For further customization, detailed documentation on nbconvert is available online.
Debugging errors
1. Track the logs in Cloudwatch by clicking “View logs” on the link below the Lifecycle configuration
2. Run the commands in the following order one by one in the terminal
$ cd Sagemaker\YourNotebook
$ source /home/ec2-user/anaconda3/bin/activate python3
$ pip install <packages>
$ jupyter nbconvert TestNotebook.ipynb --ExecutePreprocessor.kernel_name=python3 --to notebook --inplace --execute
$ source /home/ec2-user/anaconda3/bin/deactivate
Part 2: Stop the Sagemaker notebook
Appending the following to the lifecycle configuration will stop the notebook after the time specified in IDLE_TIME.
IDLE_TIME=7200 # 2 hrs
echo "Fetching the autostop script"
wget https://raw.githubusercontent.com/aws-samples/amazon-sagemaker-notebook-instance-lifecycle-config-samples/master/scripts/auto-stop-idle/autostop.py
echo "Starting the SageMaker autostop script in cron"

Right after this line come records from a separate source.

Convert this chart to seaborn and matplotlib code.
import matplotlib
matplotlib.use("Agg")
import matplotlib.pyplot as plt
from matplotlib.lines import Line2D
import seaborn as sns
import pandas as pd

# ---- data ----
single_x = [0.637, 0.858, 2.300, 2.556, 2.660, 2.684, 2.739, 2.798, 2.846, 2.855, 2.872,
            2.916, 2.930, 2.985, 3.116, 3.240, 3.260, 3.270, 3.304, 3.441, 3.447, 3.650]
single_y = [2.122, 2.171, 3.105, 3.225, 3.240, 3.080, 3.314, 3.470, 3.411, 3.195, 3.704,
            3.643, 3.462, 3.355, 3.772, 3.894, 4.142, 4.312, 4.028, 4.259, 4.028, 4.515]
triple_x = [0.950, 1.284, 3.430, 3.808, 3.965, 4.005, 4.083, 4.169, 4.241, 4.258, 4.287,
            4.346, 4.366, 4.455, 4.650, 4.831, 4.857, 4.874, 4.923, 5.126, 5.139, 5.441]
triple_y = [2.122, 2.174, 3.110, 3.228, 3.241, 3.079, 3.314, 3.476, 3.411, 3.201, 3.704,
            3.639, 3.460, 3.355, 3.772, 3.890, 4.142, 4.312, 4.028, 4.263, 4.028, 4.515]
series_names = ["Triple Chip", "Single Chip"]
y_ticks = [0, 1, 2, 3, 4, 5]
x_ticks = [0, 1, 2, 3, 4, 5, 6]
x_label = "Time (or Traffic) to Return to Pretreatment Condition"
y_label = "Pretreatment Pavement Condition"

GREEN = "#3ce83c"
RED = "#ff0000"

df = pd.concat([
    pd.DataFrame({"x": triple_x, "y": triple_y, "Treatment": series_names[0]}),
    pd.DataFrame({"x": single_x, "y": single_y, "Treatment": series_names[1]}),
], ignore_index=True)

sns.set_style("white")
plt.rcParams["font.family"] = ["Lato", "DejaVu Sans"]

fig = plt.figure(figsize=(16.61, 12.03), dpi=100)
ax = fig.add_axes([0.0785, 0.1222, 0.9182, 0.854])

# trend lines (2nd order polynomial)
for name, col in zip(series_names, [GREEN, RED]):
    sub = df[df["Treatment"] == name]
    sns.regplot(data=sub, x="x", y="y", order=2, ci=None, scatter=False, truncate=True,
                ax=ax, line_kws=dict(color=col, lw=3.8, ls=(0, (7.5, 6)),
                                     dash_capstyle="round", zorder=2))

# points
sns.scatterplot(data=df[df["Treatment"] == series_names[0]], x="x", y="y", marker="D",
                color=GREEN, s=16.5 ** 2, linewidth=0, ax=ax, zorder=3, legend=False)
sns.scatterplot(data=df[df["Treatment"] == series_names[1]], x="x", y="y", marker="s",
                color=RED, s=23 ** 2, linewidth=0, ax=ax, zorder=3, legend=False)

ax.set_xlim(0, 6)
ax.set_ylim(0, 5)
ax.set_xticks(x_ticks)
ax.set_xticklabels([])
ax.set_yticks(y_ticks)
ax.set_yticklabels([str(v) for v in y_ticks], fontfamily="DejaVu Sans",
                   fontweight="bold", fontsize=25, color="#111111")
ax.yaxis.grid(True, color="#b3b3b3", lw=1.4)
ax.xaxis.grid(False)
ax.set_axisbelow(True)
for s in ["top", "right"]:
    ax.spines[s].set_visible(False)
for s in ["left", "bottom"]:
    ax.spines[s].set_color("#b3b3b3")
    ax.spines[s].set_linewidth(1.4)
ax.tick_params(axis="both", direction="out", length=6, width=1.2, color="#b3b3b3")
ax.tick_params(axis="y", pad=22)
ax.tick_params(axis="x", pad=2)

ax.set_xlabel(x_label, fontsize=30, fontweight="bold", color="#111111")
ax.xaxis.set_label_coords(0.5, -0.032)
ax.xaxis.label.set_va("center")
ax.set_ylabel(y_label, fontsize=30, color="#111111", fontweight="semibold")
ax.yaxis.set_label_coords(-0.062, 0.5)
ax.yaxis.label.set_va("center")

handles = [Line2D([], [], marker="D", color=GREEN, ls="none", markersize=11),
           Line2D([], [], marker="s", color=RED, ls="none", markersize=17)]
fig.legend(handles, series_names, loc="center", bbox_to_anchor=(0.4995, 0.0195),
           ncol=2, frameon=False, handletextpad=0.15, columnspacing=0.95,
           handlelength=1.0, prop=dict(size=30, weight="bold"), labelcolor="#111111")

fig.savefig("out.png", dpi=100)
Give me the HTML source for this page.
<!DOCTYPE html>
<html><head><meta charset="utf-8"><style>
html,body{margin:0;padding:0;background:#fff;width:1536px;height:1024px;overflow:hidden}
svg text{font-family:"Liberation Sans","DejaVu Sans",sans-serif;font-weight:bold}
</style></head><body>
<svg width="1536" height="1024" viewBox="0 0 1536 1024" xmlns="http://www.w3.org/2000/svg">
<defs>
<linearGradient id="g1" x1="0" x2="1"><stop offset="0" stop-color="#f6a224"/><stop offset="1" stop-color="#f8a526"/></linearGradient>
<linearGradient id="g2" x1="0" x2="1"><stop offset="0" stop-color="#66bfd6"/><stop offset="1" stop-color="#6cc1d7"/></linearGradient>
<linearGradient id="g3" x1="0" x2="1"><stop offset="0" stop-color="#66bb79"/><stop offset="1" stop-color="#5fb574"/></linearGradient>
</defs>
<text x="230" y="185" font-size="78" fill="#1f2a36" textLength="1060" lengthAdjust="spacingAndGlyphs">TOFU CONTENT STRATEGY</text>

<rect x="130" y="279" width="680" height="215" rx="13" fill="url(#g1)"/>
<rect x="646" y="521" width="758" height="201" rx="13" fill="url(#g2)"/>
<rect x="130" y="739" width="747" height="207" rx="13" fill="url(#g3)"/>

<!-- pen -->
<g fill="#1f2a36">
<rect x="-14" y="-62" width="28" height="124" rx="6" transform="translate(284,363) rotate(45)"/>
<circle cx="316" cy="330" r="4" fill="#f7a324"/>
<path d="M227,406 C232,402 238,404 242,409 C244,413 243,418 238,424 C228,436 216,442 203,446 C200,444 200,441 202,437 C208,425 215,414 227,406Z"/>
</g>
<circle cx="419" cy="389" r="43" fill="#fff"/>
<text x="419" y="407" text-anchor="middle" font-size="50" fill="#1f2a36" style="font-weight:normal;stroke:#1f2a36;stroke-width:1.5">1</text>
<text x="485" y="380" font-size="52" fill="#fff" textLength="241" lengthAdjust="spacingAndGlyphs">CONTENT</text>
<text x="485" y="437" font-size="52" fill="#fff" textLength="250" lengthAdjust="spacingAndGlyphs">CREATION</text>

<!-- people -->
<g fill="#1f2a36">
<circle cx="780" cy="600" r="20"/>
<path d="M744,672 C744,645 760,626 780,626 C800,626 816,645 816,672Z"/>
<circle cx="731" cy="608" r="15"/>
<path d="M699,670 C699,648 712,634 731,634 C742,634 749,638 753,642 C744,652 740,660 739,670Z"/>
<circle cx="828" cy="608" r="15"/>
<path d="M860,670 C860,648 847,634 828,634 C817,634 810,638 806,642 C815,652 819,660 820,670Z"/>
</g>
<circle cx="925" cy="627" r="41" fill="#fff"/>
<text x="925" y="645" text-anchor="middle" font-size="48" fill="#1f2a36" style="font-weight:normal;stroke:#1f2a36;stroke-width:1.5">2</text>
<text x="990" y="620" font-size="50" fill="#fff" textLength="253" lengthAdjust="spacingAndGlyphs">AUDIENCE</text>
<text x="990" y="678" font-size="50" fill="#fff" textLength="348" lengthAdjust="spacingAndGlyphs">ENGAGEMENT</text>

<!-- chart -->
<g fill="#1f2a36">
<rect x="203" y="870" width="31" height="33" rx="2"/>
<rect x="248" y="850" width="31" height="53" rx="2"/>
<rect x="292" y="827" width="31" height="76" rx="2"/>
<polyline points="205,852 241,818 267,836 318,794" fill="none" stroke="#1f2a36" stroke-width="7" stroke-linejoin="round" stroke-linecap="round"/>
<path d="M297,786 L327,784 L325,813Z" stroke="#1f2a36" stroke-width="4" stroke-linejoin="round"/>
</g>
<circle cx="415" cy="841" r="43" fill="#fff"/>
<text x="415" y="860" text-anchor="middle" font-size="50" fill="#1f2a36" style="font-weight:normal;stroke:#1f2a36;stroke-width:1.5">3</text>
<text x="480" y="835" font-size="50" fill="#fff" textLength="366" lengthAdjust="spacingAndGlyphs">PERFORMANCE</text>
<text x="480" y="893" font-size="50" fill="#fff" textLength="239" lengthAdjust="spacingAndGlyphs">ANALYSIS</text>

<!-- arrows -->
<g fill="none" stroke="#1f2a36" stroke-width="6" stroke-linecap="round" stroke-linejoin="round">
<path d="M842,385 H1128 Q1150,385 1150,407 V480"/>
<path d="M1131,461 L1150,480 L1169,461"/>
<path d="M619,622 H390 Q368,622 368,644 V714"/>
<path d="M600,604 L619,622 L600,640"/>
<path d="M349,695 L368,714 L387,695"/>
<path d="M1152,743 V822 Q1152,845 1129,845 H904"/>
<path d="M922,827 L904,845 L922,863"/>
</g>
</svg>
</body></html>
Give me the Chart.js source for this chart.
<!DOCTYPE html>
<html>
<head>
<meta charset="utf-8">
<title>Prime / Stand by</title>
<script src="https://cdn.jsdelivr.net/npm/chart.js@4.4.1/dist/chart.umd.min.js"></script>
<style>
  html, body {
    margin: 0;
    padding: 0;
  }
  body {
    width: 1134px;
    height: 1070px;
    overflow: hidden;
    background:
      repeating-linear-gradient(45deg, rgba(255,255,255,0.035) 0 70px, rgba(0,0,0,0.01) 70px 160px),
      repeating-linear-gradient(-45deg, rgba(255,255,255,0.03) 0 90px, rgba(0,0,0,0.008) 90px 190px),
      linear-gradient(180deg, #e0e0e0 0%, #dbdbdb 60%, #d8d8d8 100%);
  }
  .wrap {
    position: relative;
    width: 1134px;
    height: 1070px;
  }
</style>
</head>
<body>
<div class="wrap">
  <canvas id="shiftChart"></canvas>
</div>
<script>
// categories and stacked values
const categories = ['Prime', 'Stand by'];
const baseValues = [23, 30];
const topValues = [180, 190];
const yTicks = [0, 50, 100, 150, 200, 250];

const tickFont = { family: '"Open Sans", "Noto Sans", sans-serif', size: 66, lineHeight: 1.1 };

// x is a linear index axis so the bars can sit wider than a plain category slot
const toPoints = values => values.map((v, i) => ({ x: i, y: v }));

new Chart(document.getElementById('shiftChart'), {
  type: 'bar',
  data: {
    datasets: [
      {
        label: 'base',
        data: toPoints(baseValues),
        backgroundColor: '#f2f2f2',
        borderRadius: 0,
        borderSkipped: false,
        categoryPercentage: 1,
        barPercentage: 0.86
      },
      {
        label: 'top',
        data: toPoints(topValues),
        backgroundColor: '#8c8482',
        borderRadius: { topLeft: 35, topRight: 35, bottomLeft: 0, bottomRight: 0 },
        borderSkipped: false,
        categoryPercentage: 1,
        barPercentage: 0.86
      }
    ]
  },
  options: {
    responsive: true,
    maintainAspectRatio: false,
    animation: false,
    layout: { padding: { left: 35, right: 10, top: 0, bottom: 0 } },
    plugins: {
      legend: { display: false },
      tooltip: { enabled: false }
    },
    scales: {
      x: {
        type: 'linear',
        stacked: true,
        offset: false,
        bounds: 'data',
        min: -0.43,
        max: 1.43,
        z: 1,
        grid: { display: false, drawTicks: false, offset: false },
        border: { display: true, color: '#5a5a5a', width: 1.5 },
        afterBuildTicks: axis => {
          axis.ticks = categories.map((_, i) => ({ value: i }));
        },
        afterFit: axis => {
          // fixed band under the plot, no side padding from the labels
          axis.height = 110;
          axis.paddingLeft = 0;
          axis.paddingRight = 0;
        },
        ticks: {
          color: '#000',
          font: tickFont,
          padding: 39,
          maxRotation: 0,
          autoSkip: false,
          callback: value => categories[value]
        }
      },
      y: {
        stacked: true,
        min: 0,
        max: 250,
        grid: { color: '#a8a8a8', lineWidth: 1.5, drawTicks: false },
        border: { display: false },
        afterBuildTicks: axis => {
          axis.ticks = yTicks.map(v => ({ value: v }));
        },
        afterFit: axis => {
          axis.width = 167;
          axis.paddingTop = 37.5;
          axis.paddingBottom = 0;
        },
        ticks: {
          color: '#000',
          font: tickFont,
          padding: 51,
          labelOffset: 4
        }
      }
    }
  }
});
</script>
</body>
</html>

(crontab -l 2>/dev/null; echo "*/1 * * * * /usr/bin/python $PWD/autostop.py --time $IDLE_TIME --ignore-connections") | crontab
The key here is to put idle time as the total runtime that your notebooks will take to run. In my case, the notebooks would take ~2hr to run, so I changed the idle time to 7200.
Bad character error
You must be wondering where is that ^M and /r in your code that is showing up in the logs. It is not your problem, it is unix/windows communication challenge where the new line in windows is not interpreted well by Unix. There are few ways to deal with this — use a visual studio code editor, use notepad++ OR copy over the code directly from git.